Thursday, March 17, 2022

Rollercoaster Therapy


 I’m surprised nobody has invented rollercoaster therapy for cripples yet.

I mean, somebody came up with horse therapy, right? You know what I ‘m talking about. Some people bring around a saddled-up horse and their mission is to take cripples horseback riding. And they’ll do whatever it takes to make that happen. Even if three other people have to ride the horse with you to keep your limp and floppy crippled body from falling off, they’ll gladly do it. If they have to rig up a saddle contraption that looks like a giant child’s car seat encased in steel girders to hold you upright when you ride, they’ll gladly do that, too.

And it seems like the more crippled you are, and thus the more uncomfortable and terrifying it is for you to ride a horse, the more the horse therapy people seem bent on trying to sign you up. I guess they think the things cripples miss most are the things we are least able to do. They must think that if we find that we really can do those things, sort of, then maybe we’ll believe that we can do anything.

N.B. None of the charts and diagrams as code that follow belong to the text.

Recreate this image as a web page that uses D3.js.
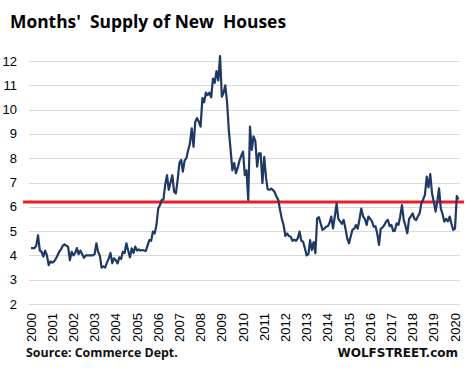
<!DOCTYPE html>
<html>
<head>
<meta charset="utf-8">
<script src="https://cdn.jsdelivr.net/npm/d3@7"></script>
<style>
  html, body { margin: 0; padding: 0; background: #fff; }
  svg { display: block; }
</style>
</head>
<body>
<div id="chart"></div>
<script>
// ---- Data (monthly months' supply of new houses, Jan 2000 onward) ----
const startYear = 2000;
const y2000 = [4.3, 4.3, 4.3, 4.4, 4.83, 4.2, 4.15, 3.95, 4.2, 4.0, 3.6, 3.75];
const y2001 = [3.7, 3.75, 3.85, 4.0, 4.15, 4.25, 4.4, 4.45, 4.4, 4.35, 3.8, 4.15];
const y2002 = [4.0, 4.1, 4.3, 4.05, 4.2, 4.05, 3.9, 4.0, 4.0, 4.0, 4.0, 4.0];
const y2003 = [4.05, 4.5, 4.15, 4.0, 3.5, 3.55, 3.5, 3.7, 3.88, 4.1, 3.68, 3.88];
const y2004 = [3.8, 3.67, 3.92, 3.85, 4.15, 4.1, 4.5, 4.2, 3.92, 4.29, 4.1, 4.36];
const y2005 = [4.2, 4.25, 4.2, 4.22, 4.2, 4.18, 4.4, 4.63, 4.6, 4.98, 4.9, 5.25];
const y2006 = [5.93, 6.07, 6.28, 6.3, 6.9, 7.3, 6.7, 7.0, 7.3, 6.62, 6.55, 7.1];
const y2007 = [7.8, 7.93, 7.45, 7.9, 8.0, 8.34, 8.6, 9.23, 8.47, 9.5, 9.65, 9.5];
const y2008 = [9.3, 10.47, 10.3, 10.7, 10.6, 10.7, 10.5, 11.28, 11.1, 11.58, 11.2, 12.2];
const y2009 = [10.53, 10.7, 11.0, 10.3, 9.16, 8.34, 7.5, 7.8, 7.38, 7.6, 7.9, 8.1];
const y2010 = [8.27, 7.3, 7.5, 6.28, 9.3, 8.34, 8.9, 8.7, 7.65, 8.2, 8.2, 6.97];
const y2011 = [8.06, 7.2, 6.72, 6.7, 6.75, 6.69, 6.6, 6.41, 6.28, 5.87, 5.5, 5.25];
const y2012 = [4.8, 4.9, 4.8, 4.77, 4.6, 4.65, 4.6, 4.7, 4.98, 4.6, 4.56, 4.3];
const y2013 = [4.0, 4.05, 4.63, 4.22, 4.55, 4.09, 5.53, 5.57, 5.3, 5.05, 5.1, 5.18];
const y2014 = [5.2, 5.35, 5.6, 5.11, 5.6, 6.14, 5.5, 5.4, 5.3, 5.46, 5.1, 4.7];
const y2015 = [4.5, 4.8, 5.05, 5.1, 5.25, 5.1, 5.5, 5.93, 5.6, 5.5, 5.25, 5.6];
const y2016 = [5.5, 5.4, 5.18, 5.2, 4.9, 4.43, 5.1, 5.15, 5.25, 5.4, 5.46, 5.2];
const y2017 = [5.25, 5.0, 5.02, 5.32, 5.25, 5.6, 6.07, 5.46, 5.2, 4.91, 5.5, 5.6];
const y2018 = [5.73, 5.5, 5.45, 5.6, 5.73, 6.14, 6.3, 6.49, 7.24, 6.8, 7.35, 6.56];
const y2019 = [6.2, 5.8, 6.2, 6.76, 5.93, 5.7, 5.39, 5.5, 5.4, 5.6, 5.3, 5.05];
const y2020 = [5.1, 6.44, 6.3];

const yearLabels = ["2000","2001","2002","2003","2004","2005","2006","2007","2008","2009","2010",
                    "2011","2012","2013","2014","2015","2016","2017","2018","2019","2020"];
const yTicks = [2, 3, 4, 5, 6, 7, 8, 9, 10, 11, 12];
const referenceLevel = 6.2;
const titleText = "Months'\u00A0 Supply of New\u00A0 Houses";
const sourceText = "Source: Commerce Dept.";
const brandText = "WOLFSTREET.com";

// ---- Build series ----
const yearRows = [y2000,y2001,y2002,y2003,y2004,y2005,y2006,y2007,y2008,y2009,y2010,
                  y2011,y2012,y2013,y2014,y2015,y2016,y2017,y2018,y2019,y2020];
const series = [];
yearRows.forEach((row, yi) => {
  row.forEach((v, mi) => series.push({ date: new Date(startYear + yi, mi, 1), value: v }));
});

// ---- Layout ----
const W = 469, H = 369;
const svg = d3.select("#chart").append("svg").attr("width", W).attr("height", H);
svg.append("rect").attr("width", W).attr("height", H).attr("fill", "#fff");

const x = d3.scaleTime()
  .domain([new Date(2000, 0, 1), new Date(2020, 0, 1)])
  .range([31, 455]);
const y = d3.scaleLinear().domain([2, 12]).range([304, 61]);

// gridlines
svg.append("g").selectAll("line").data(yTicks).join("line")
  .attr("x1", 29).attr("x2", 460)
  .attr("y1", d => Math.round(y(d)) + 0.5).attr("y2", d => Math.round(y(d)) + 0.5)
  .attr("stroke", "#d9d9d9").attr("stroke-width", 1);

// y labels
svg.append("g").selectAll("text").data(yTicks).join("text")
  .attr("x", 17).attr("y", d => y(d)).attr("dy", "0.35em")
  .attr("text-anchor", "end")
  .attr("font-family", "'Liberation Sans', Arial, sans-serif")
  .attr("font-size", 13).attr("fill", "#000")
  .text(d => d);

// x labels
svg.append("g").selectAll("text").data(yearLabels).join("text")
  .attr("transform", d => `translate(${x(new Date(+d, 0, 1))},313) rotate(-90)`)
  .attr("text-anchor", "end").attr("dy", "0.35em")
  .attr("font-family", "'Liberation Sans', Arial, sans-serif")
  .attr("font-size", 13).attr("fill", "#000")
  .text(d => d);

// reference line
svg.append("line")
  .attr("x1", 23).attr("x2", 464)
  .attr("y1", y(referenceLevel)).attr("y2", y(referenceLevel))
  .attr("stroke", "#ee1c25").attr("stroke-width", 3);

// data line
const line = d3.line().x(d => x(d.date)).y(d => y(d.value));
svg.append("path").datum(series)
  .attr("d", line)
  .attr("fill", "none")
  .attr("stroke", "#1f3864")
  .attr("stroke-width", 2.2)
  .attr("stroke-linejoin", "round");

// title
svg.append("text")
  .attr("x", 10).attr("y", 28)
  .attr("font-family", "'Open Sans', 'Liberation Sans', sans-serif")
  .attr("font-weight", "bold").attr("font-size", 17.4).attr("fill", "#000")
  .text(titleText);

// footer
svg.append("text")
  .attr("x", 26).attr("y", 357)
  .attr("font-family", "'Open Sans', 'Liberation Sans', sans-serif")
  .attr("font-weight", "bold").attr("font-size", 12.4).attr("fill", "#111")
  .text(sourceText);
svg.append("text")
  .attr("x", 458).attr("y", 357).attr("text-anchor", "end")
  .attr("font-family", "'DejaVu Sans', Verdana, sans-serif")
  .attr("font-weight", "bold").attr("font-size", 12).attr("fill", "#111")
  .text(brandText);
</script>
</body>
</html>
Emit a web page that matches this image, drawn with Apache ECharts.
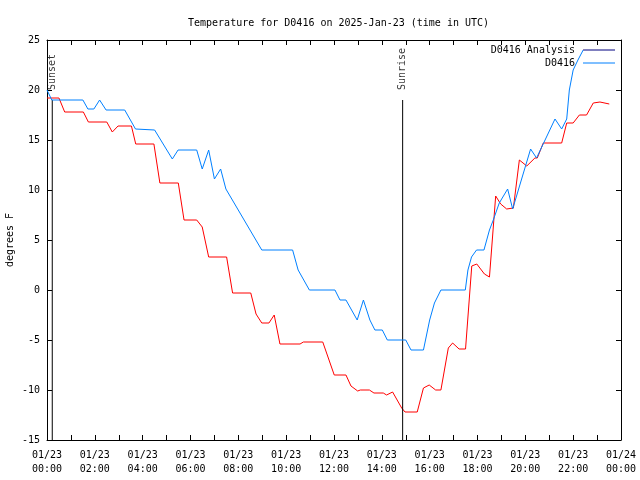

Well, thanks but no thanks, at least not for me. I let myself be talked into riding horses back when I was a kid at cripple summer camp and all it did for me was scare the shit out of me. I was glad when it was over and I could get back in my wheelchair.  I still carry that fear to this day and I don’t wish to expend any energy endeavoring to conquer it. It’s a healthy fear. If not being able to ride a horse is part of what it means to be a cripple like me, I’m fine with that part of what it means to be a cripple like me.

 When riding a horse, I felt like a rag doll tethered to a bucking bronco. There is no fun in that. And that’s how riding a rollercoaster has made me feel, too, the time or two that I’ve tried it. The way it whips my wet noodle body around, I feel like a crash test dummy in a car that’s tumbling down a cliff. That’s not my idea of a good time.

So I’m surprised that no one has concluded that since riding a rollercoaster is probably the thing cripples like me are least equipped to do, it must be the thing we’re most longing to do. And so they’d make it their mission to arrange cripple field trips to amusement parks where they would do whatever it takes to get us all to ride rollercoasters.

Well, the good news is Medicaid probably wouldn’t pay for this kind of therapy. So we’ll have a good excuse to get out of it.